Friday, September 12, 2014

Grandparents

My mother's parents died before I was born and my father's mother died when I was only seven.  I did know my father's father a little.  We lived in Sackville in southeastern New Brunswick, and occasionally visited him in my father's hometown of Campbellton on New Brunswick's north shore.  He died when I was 21.

My grandfather was a postal worker who sorted mail on trains.  He was a veteran of World War I, where he was one of the Canadian soldiers sent to Russia at the time of the Bolshevik revolution.  He only talked about it once with my father, and said, "Thank God there was a revolution!" (He usually avoided profanity.)

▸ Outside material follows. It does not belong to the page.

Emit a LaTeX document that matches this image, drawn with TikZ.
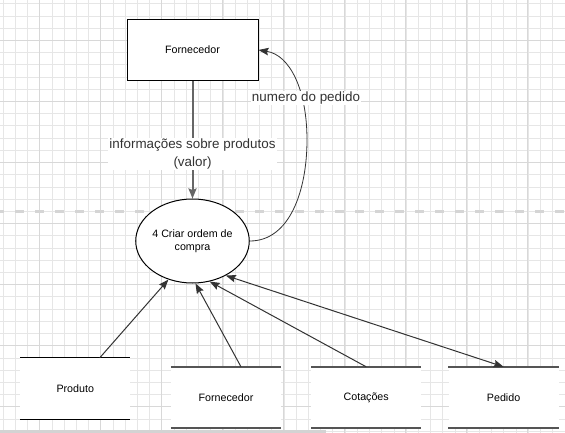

He was involved with youth groups like the Boy Scouts, and knew a lot of boys who became soldiers in World War II, sometimes receiving letters from them.  My father remembers hearing about the D-Day invasion on the radio and how concerned his father was about all the young men in harm's way.  He knew some soldiers in the Royal Quebec Fusilliers who were deployed to Hong Kong just before the Pearl Harbor raid and were doomed to a brutal captivity.  We were watching No Price Too High, a documentary about Canada's role in World War II with footage of a sergeant overseeing rifle practice in Hong Kong, and Father recognized him as one of the soldiers my grandfather knew.